For ages, local newspapers, especially investigative journalists, have served such vital functions as keeping local politicians and businesses honest and keeping people informed. In some countries, like Mexico and Russia, journalists are being murdered. Here they’re just being laid off, but it’s equally effective.

There is an online edition of the Mail Tribune available – you just have to sign up for it. The problem is that switching from print to digital format hasn’t produced a surge in subscriptions for other papers that have tried it.

Michael Trigoboff said...

The subscription model of journalism has led to polarization of our media. Once you have subscribers, you need to cater to their preferences.

The New York Times, for instance, used to bye “the paper of record.” Its motto was, “All the news that’s fit to print.” I read it every day for decades, even when I lived on the west coast and it took some trouble and effort to get the paper.

In its new subscriber-based form, the NYT caters to the preferences of its liberal subscribers. Its new motto ought to be, “All the news that fits the narrative.“ I have moved on to other sources of news like RealClearPolitics.

Anonymous said...

Before college, I wanted to be a newspaper reporter. Now I’m glad that I dodged that bullet. This dinosaur industry is dying with a whimper rather than a bang.

Jonah Rochette said...

In the article that announces the end of the printed Mail Tribune, they admit to 55 people losing their jobs. They certainly ought to be able to increase the reporting staff; and as a long-time online reader, I'm looking forward to more local coverage, which should also enhance our tv and radio news. But I really do feel bad for people like my 90-year-old neighbor, a print subscriber who wouldn't know the first thing about getting online. Also, for all the people who wait to do their grocery shopping until " the ads come out on Wednesday." I wonder if I can get them in a printable format that I can take next door.

Michael Trigoboff said...

This prescient video about the future of the news industry was released in 2004.

Michael Trigoboff said...

Here in the Portland area, “the ads“ are delivered in the mail these days.

Anonymous said...

John C here. Sorry, but stuck with “Anonymous” on my phone.

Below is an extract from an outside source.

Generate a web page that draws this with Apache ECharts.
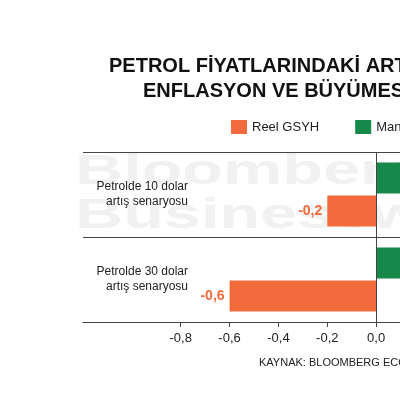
<!DOCTYPE html>
<html>
<head>
<meta charset="utf-8">
<script src="https://cdn.jsdelivr.net/npm/echarts@6/dist/echarts.min.js"></script>
<style>
html,body{margin:0;padding:0;background:#fff;overflow:hidden;}
#chart{width:800px;height:400px;}
</style>
</head>
<body>
<div id="chart"></div>
<script>
// Categories listed bottom-up (ECharts category y-axis starts at the bottom)
var categories = ['Petrolde 30 dolar\nartış senaryosu', 'Petrolde 10 dolar\nartış senaryosu'];
var seriesNames = ['Reel GSYH', 'Manşet enflasyon'];
var gdpValues = [-0.6, -0.2];
var inflationValues = [1.5, 0.5]; // these bars run off the visible frame; values estimated
var tickValues = [-0.8, -0.6, -0.4, -0.2, 0, 0.2, 0.4, 0.6, 0.8, 1.0, 1.2, 1.4, 1.6];
var titleLines = ['PETROL FİYATLARINDAKİ ARTIŞIN', 'ENFLASYON VE BÜYÜMESİNE ETKİSİ'];
var sourceText = 'KAYNAK: BLOOMBERG ECONOMICS';

var ORANGE = '#F26B3C';
var GREEN = '#15884A';
var FONT = 'Liberation Sans';

function fmt(v) { return Number(v).toFixed(1).replace('.', ','); }

var chart = echarts.init(document.getElementById('chart'), null, {renderer: 'canvas'});
chart.setOption({
  backgroundColor: '#ffffff',
  animation: false,
  textStyle: {fontFamily: FONT},
  title: [
    {text: titleLines[0], left: 104, top: 51,
     textStyle: {fontFamily: FONT, fontSize: 20, fontWeight: 'bold', color: '#111'}},
    {text: titleLines[1], left: 138, top: 76,
     textStyle: {fontFamily: FONT, fontSize: 20, fontWeight: 'bold', color: '#111'}}
  ],
  legend: {
    data: seriesNames,
    left: 226, top: 115,
    itemWidth: 16, itemHeight: 14, itemGap: 36,
    icon: 'rect',
    textStyle: {fontFamily: FONT, fontSize: 13, color: '#222'}
  },
  graphic: [
    {type: 'text', left: 75, top: 151, z: -1, scaleX: 1.55, silent: true,
     style: {text: 'Bloomberg', fontFamily: FONT, fontSize: 43, fontWeight: 'bold', fill: '#f1f1f1'}},
    {type: 'text', left: 75, top: 195, z: -1, scaleX: 1.55, silent: true,
     style: {text: 'Businessweek', fontFamily: FONT, fontSize: 43, fontWeight: 'bold', fill: '#f1f1f1'}},
    {type: 'text', left: 259, top: 357,
     style: {text: sourceText, fontFamily: FONT, fontSize: 11, fill: '#222'}}
  ],
  grid: {left: 83, right: 33, top: 152, bottom: 78, containLabel: false},
  xAxis: {
    type: 'value',
    min: -1.2, max: 1.6, interval: 0.2,
    axisLine: {show: true, lineStyle: {color: '#444', width: 1}},
    axisTick: {show: true, length: 5, customValues: tickValues, lineStyle: {color: '#444'}},
    axisLabel: {customValues: tickValues, formatter: fmt, fontSize: 13, color: '#222', margin: 10, fontFamily: FONT},
    splitLine: {show: false}
  },
  yAxis: {
    type: 'category',
    data: categories,
    offset: -113,
    axisLine: {show: false},
    axisTick: {show: false},
    axisLabel: {fontSize: 12, color: '#222', lineHeight: 15, align: 'right', margin: 8, fontFamily: FONT},
    splitLine: {show: true, lineStyle: {color: '#444', width: 1}}
  },
  series: [
    {
      name: seriesNames[1], type: 'bar', data: inflationValues,
      barWidth: 31, barGap: '6%',
      itemStyle: {color: GREEN},
      label: {show: true, position: 'right', distance: 5, formatter: function (p) { return fmt(p.value); },
              color: GREEN, fontWeight: 'bold', fontSize: 14, fontFamily: FONT},
      markLine: {silent: true, symbol: 'none', label: {show: false},
                 lineStyle: {color: '#444', width: 1, type: 'solid'},
                 data: [{xAxis: 0}]}
    },
    {
      name: seriesNames[0], type: 'bar', data: gdpValues,
      barWidth: 31, barGap: '6%',
      itemStyle: {color: ORANGE},
      label: {show: true, position: 'left', distance: 5, formatter: function (p) { return fmt(p.value); },
              color: ORANGE, fontWeight: 'bold', fontSize: 14, fontFamily: FONT}
    }
  ]
});
</script>
</body>
</html>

Tagging onto Michael T’s comment, yes, literacy itself and the printing press ended the era of the town crier and the Church as the center of knowledge. It got partially decentralized, with 20th Century media, but not fully. As Zac Gershberg insightfully points out in his recent article on the Paradox of Democracy, https://foreignpolicy.com/2022/06/04/paradox-of-democracy-book-media-free-speech-liberalism-trump/,
He notes that “Liberal democracies have long been sustained by traditional mass media, such as newspapers and later radio and network television. Citizens remained somewhat passive while media gatekeepers and politicians hashed out a norm-driven discourse of information and debate in the public sphere.” It was still controlled by the “elite”. They had faces and names like Walter Cronkite and Edward Murrow. That’s gone and the digital “commons” has became digital islands and tribes fueled by distrust and otherism.

Mike said...

In the days of Cronkite and Murrow, people at least shared the same basic reality which enabled them to compromise on solutions when problems were encountered. That generation built an infrastructure that was the envy of the world. Now we can hardly even agree to maintain it. Rather than seek solutions, we're now content to find boogeyman to blame our problems on - the woke, the global elite, or those cannibalistic pedophile Democrats.

Sally said...

@ Doug Snider

“Our neighbors were publisher Robert Ruhl and Eric Allen Jr., perhaps its best known editor.”

I grew up reading Eric Allen’s editorials. Thoughtful, wise, brave. He took on some real battles — and sadly lost (e.g., I-5 going through the center of town). He shaped my expectations for this position for life. They’re rarely met.

The decline of print media is long-standing and ongoing. The delivery vehicle is insignificant compared to content. Mr Trigoboff notes that “the narrative” has replaced reporting, and I find this true in most formats. JPR/NPR is a prime example.